Did God predestine that only some would be saved? The Bible answers: NO. Paul writes that God “desires all men to be saved and to come to the knowledge of the truth” (1 Timothy 2:4). If only some are predestined to be saved, then, why would Jesus offer His salvation to all? For He said, “Whoever desires, let him take the water of life freely” (Revelation 22:17; John 3:16).
The Contemporary English Version Bible translates the debated verse in Romans 8:29 more clearly, stating that God “has always known who his chosen ones would be. He had decided to let them become like his own Son, so that his Son would be the first of many children.” While everyone is called to salvation, not everyone will respond to the call. But those who choose to accept the call, these will be transformed into the Son’s likeness.
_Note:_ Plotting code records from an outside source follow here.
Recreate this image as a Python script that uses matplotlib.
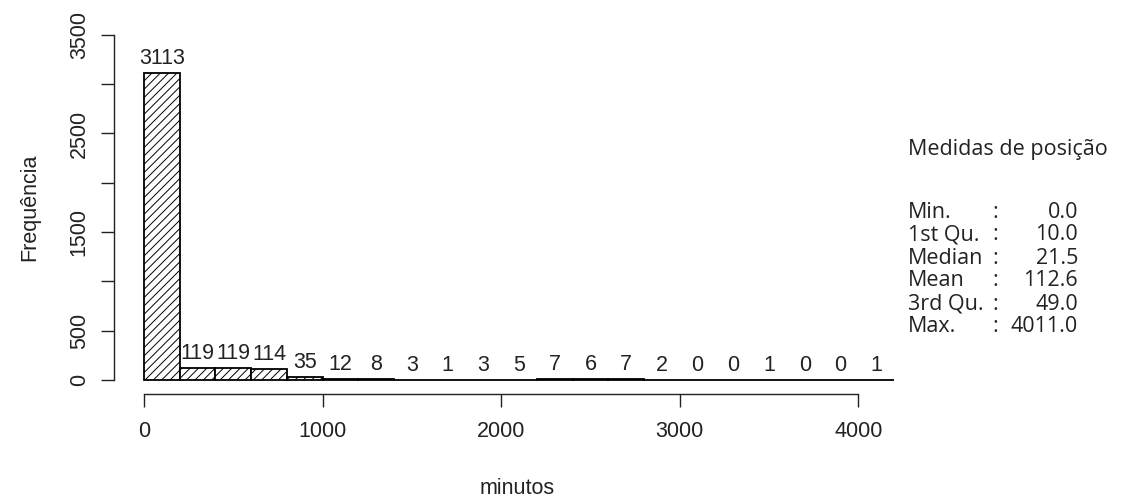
import numpy as np
import matplotlib
matplotlib.use("Agg")
import matplotlib.pyplot as plt

# histogram of durations (minutes), bins of 200
breaks = np.arange(0, 4201, 200)
counts = [3113, 119, 119, 114, 35, 12, 8, 3, 1, 3, 5, 7, 6, 7, 2, 0, 0, 1, 0, 0, 1]

y_ticks = [0, 500, 1000, 1500, 2000, 2500, 3000, 3500]
y_tick_labels = ["0", "500", "", "1500", "", "2500", "", "3500"]
x_ticks = [0, 1000, 2000, 3000, 4000]

# summary() output shown beside the plot
stat_names = ["Min.", "1st Qu.", "Median", "Mean", "3rd Qu.", "Max."]
stat_values = [0.0, 10.0, 21.5, 112.6, 49.0, 4011.0]

plt.rcParams["font.family"] = ["Liberation Sans", "DejaVu Sans"]
plt.rcParams["hatch.linewidth"] = 0.7

W, H = 1126, 504
fig = plt.figure(figsize=(W / 100, H / 100), dpi=100)

# plot region in pixels (R style: axes at the edges of the region)
left, right, top, bottom = 114, 924, 21, 393.85
ax = fig.add_axes([left / W, 1 - bottom / H, (right - left) / W, (bottom - top) / H])

ax.bar(breaks[:-1], counts, width=200, align="edge", facecolor="white",
       edgecolor="black", hatch="////", linewidth=1.3)

# counts above each bar
for x0, c in zip(breaks[:-1], counts):
    ax.annotate(str(c), (x0 + 100, c), xytext=(0, 6.5), textcoords="offset points",
                ha="center", va="baseline", fontsize=15.5, color="#222222")

ax.set_xlim(-168, 4368)
ax.set_ylim(-140, 3640)

for s in ["top", "right"]:
    ax.spines[s].set_visible(False)
ax.spines["left"].set_bounds(0, 3500)
ax.spines["bottom"].set_bounds(0, 4000)
for s in ["left", "bottom"]:
    ax.spines[s].set_linewidth(1.0)
    ax.spines[s].set_color("#222222")

ax.set_xticks(x_ticks)
ax.set_xticklabels([str(t) for t in x_ticks])
ax.set_yticks(y_ticks)
ax.set_yticklabels(y_tick_labels, rotation=90, va="center")
ax.tick_params(axis="both", length=9.4, width=1.0, color="#222222",
               labelsize=15.5, labelcolor="#222222")
ax.tick_params(axis="x", pad=10)
ax.tick_params(axis="y", pad=8)

fig.text(517 / W, 1 - 489 / H, "minutos", ha="center", va="center",
         fontsize=15.5, color="#222222")
fig.text(30 / W, 1 - 207 / H, "Frequência", ha="center", va="center",
         rotation=90, fontsize=15.5, color="#222222")

# summary block on the right
fs = 15.5
fig.text(908 / W, 1 - 150 / H, "Medidas de posição", ha="left", va="center",
         fontsize=fs, family="Open Sans", color="#222222")
y0, dy = 212, 23
for i, (name, val) in enumerate(zip(stat_names, stat_values)):
    y = 1 - (y0 + i * dy) / H
    fig.text(908 / W, y, name, ha="left", va="center", fontsize=fs,
             family="Open Sans", color="#222222")
    fig.text(995 / W, y, ":", ha="center", va="center", fontsize=fs,
             family="Open Sans", color="#222222")
    fig.text(1078 / W, y, f"{val:.1f}", ha="right", va="center", fontsize=fs,
             family="Open Sans", color="#222222")

fig.savefig("out.png", dpi=100)
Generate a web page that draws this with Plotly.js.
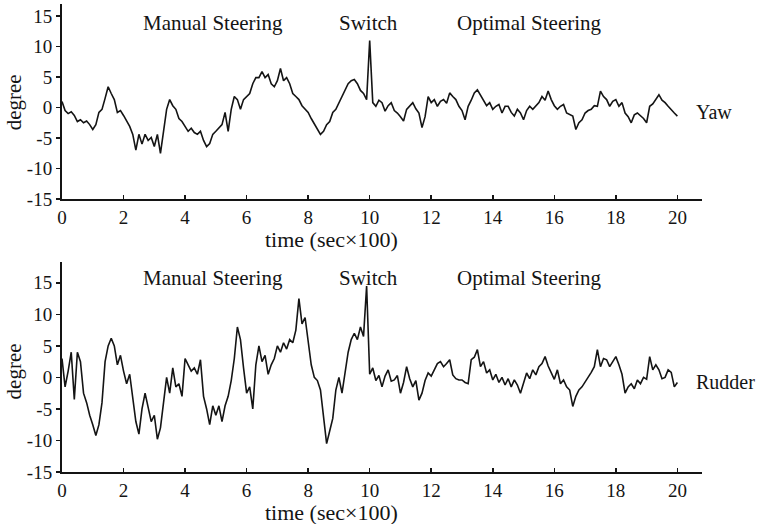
<!DOCTYPE html>
<html>
<head>
<meta charset="utf-8">
<script src="https://cdn.plot.ly/plotly-3.0.1.min.js"></script>
<style>html,body{margin:0;padding:0;background:#fff;}#chart{width:758px;height:524px;}</style>
</head>
<body>
<div id="chart"></div>
<script>
// time step of the sampled traces (sec x 100)
const timeStep = 0.1;

// Yaw angle (degree), sampled every 0.1 from 0 to 20
const yaw = [
  1, -0.5, -1, -0.7, -1.3, -2.3, -2, -2.5, -2.2, -2.8,
  -3.6, -2.8, -0.8, -0.3, 1.5, 3.4, 2.3, 1.3, -0.8, -0.5,
  -1.3, -2.3, -3.1, -4.4, -7, -4.4, -6, -4.4, -5.4, -4.9,
  -6.4, -4.4, -7.5, -3.9, -0.3, 1.3, 0.3, -0.3, -1.8, -2.3,
  -3.1, -3.9, -3.4, -4.1, -4.4, -3.9, -5.4, -6.4, -5.9, -4.4,
  -3.9, -3.4, -2.8, -0.8, -3.9, -0.3, 1.8, 1.3, -0.3, 1.3,
  1.8, 2.3, 3.9, 4.9, 4.9, 5.9, 4.9, 5.4, 3.9, 3.4,
  4.4, 6.4, 4.4, 4.9, 3.9, 2.3, 1.8, 1.3, 0.3, -0.3,
  -0.8, -1.8, -2.6, -3.4, -4.4, -3.9, -2.8, -2.3, -0.8, -0.3,
  0.8, 1.8, 2.8, 3.9, 4.4, 4.6, 3.9, 2.8, 2.3, 1.3,
  11, 0.8, 0.2, 1.2, 0.8, -0.6, 0.3, 0.8, -0.5, -0.9,
  -1.5, -2.2, -0.3, 0.2, 0.8, -0.2, -0.9, -3.3, -1.5, 1.8,
  0.8, 1.3, 0.2, 1.0, 1.3, 0.7, 2.4, 1.8, 1.3, 0.2,
  -0.5, -2, 0.2, 1.2, 2.4, 2.9, 2.0, 1.3, 0.3, 0.8,
  -0.3, 0.2, 0.5, -0.9, 0.2, 0.2, -0.8, -1.4, -0.3, -0.9,
  -2, -0.5, 0.2, -0.3, 0.3, 0.8, 1.8, 1.2, 2.7, 1.3,
  0.3, -0.3, 0.2, 0.5, -0.9, -1.2, -1.4, -3.6, -2.5, -2,
  -0.9, -0.5, -0.3, 0.3, 0.2, 2.7, 1.8, 1.3, 0.2, 1.0,
  1.3, 0.2, 0.8, -0.9, -1.5, -2.5, -1.2, -0.9, -1.4, -1.8,
  -2.5, 0.2, 0.6, 1.3, 2.1, 1.2, 0.8, 0.2, -0.4, -0.9,
  -1.4
];

// Rudder angle (degree), sampled every 0.1 from 0 to 20
const rudder = [
  3, -1.5, 1, 4, -3.5, 4, 2.5, -2.5, -4, -6,
  -7.5, -9.2, -7.5, -4, 2.5, 5, 6.2, 5, 2, 3.5,
  1, -1, 0.5, -3, -7, -9, -5, -2.5, -5, -7,
  -6, -9.8, -8, -3.5, 0, -2.5, 1.5, -1.5, -1, -3,
  3, 2, 1, 1.5, 0.5, 2.8, -3, -5, -7.5, -4.5,
  -6, -4.5, -7, -4.5, -3, -0.5, 3, 8, 6, 1.5,
  -2.5, -1.5, -5, 2, 5, 2.5, 3.5, 0.5, 2, 3,
  5, 4, 5.5, 4.5, 6, 5.5, 7.5, 12.5, 8.5, 9.5,
  6, 2, 0, -0.5, -2, -6.5, -10.5, -8.5, -6.5, -2,
  0, -2.5, 1, 4, 6, 7, 6, 8, 6.5, 14.5,
  0.5, 1.5, -0.5, 0.3, -1.5, 0.2, 1.2, -0.6, -0.4, 0.3,
  -2.5, -0.8, 1.7, -0.2, -1.5, -0.5, -3.6, -2.5, -0.5, 0.7,
  0.2, 1.2, 2.2, 2.5, 1.7, 2.2, 2.8, 0.4, -0.2, -0.4,
  -0.4, -0.8, -1, 2.8, 3.2, 4.4, 1.7, 2.5, 0.7, 1.2,
  -0.4, 0.5, -0.8, 0, -1.2, -0.2, -1.5, -0.4, -1.2, -2.5,
  -0.8, 0.7, -0.2, 1.2, 0.4, 1.7, 2.2, 3.3, 1.8, 0.7,
  -0.3, 1.2, -1, -0.4, -1.5, -2, -4.6, -3, -2, -1.5,
  -0.8, 0, 0.8, 1.7, 4.4, 1.7, 3, 2.8, 1.7, 2.5,
  3.3, 2, 0.5, -2.5, -1.5, -1, -1.8, -0.4, -1, 0,
  -0.3, 3.3, 1.2, 2, 1.2, -0.2, 0, 1.2, 0.8, -1.5,
  -0.8
];

const xTicks = [0, 2, 4, 6, 8, 10, 12, 14, 16, 18, 20];
const yTicks = [-15, -10, -5, 0, 5, 10, 15];
const phaseLabels = ["Manual Steering", "Switch", "Optimal Steering"];
const phaseCenters = [4.9, 9.95, 15.2];
const seriesNames = ["Yaw", "Rudder"];
const xTitle = "time (sec×100)";
const yTitle = "degree";

const time = yaw.map((_, i) => +(i * timeStep).toFixed(2));

const serif = "Liberation Serif, Times New Roman, serif";
const ink = "#141414";

const traces = [
  {x: time, y: yaw, xaxis: "x", yaxis: "y", type: "scatter", mode: "lines",
   line: {color: ink, width: 1.6}, hoverinfo: "skip", showlegend: false},
  {x: time, y: rudder, xaxis: "x2", yaxis: "y2", type: "scatter", mode: "lines",
   line: {color: ink, width: 1.6}, hoverinfo: "skip", showlegend: false}
];

function xAxis(anchor) {
  return {
    anchor: anchor, domain: [0, 1], range: [0, 20.8],
    tickvals: xTicks, ticktext: xTicks.map(String),
    ticks: "inside", ticklen: 4, tickwidth: 1.5, tickcolor: ink,
    showline: true, linecolor: ink, linewidth: 2,
    showgrid: false, zeroline: false,
    tickfont: {family: serif, size: 19, color: ink}
  };
}
function yAxis(anchor, domain, top) {
  return {
    anchor: anchor, domain: domain, range: [-15, top],
    tickvals: yTicks, ticktext: yTicks.map(String),
    ticks: "outside", ticklen: 4, tickwidth: 1.5, tickcolor: ink,
    showline: true, linecolor: ink, linewidth: 2,
    showgrid: false, zeroline: false,
    tickfont: {family: serif, size: 19, color: ink}
  };
}

const annotations = [];
const panels = [
  {xref: "x", yref: "y", labelY: 13.9, name: seriesNames[0], nameY: -0.7, titleY: 0.583},
  {xref: "x2", yref: "y2", labelY: 15.8, name: seriesNames[1], nameY: -0.7, titleY: 0}
];
panels.forEach(p => {
  phaseLabels.forEach((txt, i) => {
    annotations.push({text: txt, x: phaseCenters[i], y: p.labelY, xref: p.xref, yref: p.yref,
      showarrow: false, xanchor: "center", yanchor: "middle",
      font: {family: serif, size: 21, color: ink}});
  });
  annotations.push({text: p.name, x: 20.55, y: p.nameY, xref: p.xref, yref: p.yref,
    showarrow: false, xanchor: "left", yanchor: "middle",
    font: {family: serif, size: 20, color: ink}});
  annotations.push({text: xTitle, x: 8.75, xref: p.xref, y: p.titleY, yref: "paper",
    yshift: -40, showarrow: false, xanchor: "center", yanchor: "middle",
    font: {family: serif, size: 22, color: ink}});
});
annotations.push({text: yTitle, x: -0.075, xref: "paper", y: 0.79, yref: "paper",
  textangle: -90, showarrow: false, xanchor: "center", yanchor: "middle",
  font: {family: serif, size: 21, color: ink}});
annotations.push({text: yTitle, x: -0.075, xref: "paper", y: 0.215, yref: "paper",
  textangle: -90, showarrow: false, xanchor: "center", yanchor: "middle",
  font: {family: serif, size: 21, color: ink}});

const layout = {
  width: 758, height: 524,
  margin: {l: 62, r: 56, t: 4, b: 52},
  paper_bgcolor: "#fff", plot_bgcolor: "#fff",
  showlegend: false,
  xaxis: xAxis("y"),
  yaxis: yAxis("x", [0.5833, 1], 16.97),
  xaxis2: xAxis("y2"),
  yaxis2: yAxis("x2", [0, 0.4487], 18.3),
  annotations: annotations
};

Plotly.newPlot("chart", traces, layout, {displayModeBar: false, staticPlot: true});
</script>
</body>
</html>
One reason Calvin taught in favor of the doctrine of predestination was to make sure God receives all the glory for salvation. He believed that if a person has any part to play in his salvation—even his own choice to accept Jesus—then he would deserve some credit. Therefore, he concluded, a person really does not have a choice. He said, God’s sovereignty does not allow for human free will.
God is all-knowing. He knows whether a person is going to be saved or lost, but His knowledge does not take away a person’s free will. We know this because of the many Scripture passages that show man’s freedom of choice (Deuteronomy 30:19, 20; Galatians 5:13; John 7:17; Mark 8:34; Proverbs 16:9; Revelation 3:20; Romans 10:9,10; 13:2; Isaiah 55:6,7; 2 Peter 3:9…etc.).
The story of man’s fall illustrates the high worth that God gave to Adam and Eve when He let them choose whether to obey or disobey Him. God tells his children, “choose for yourselves this day whom you will serve” (Joshua 24:15).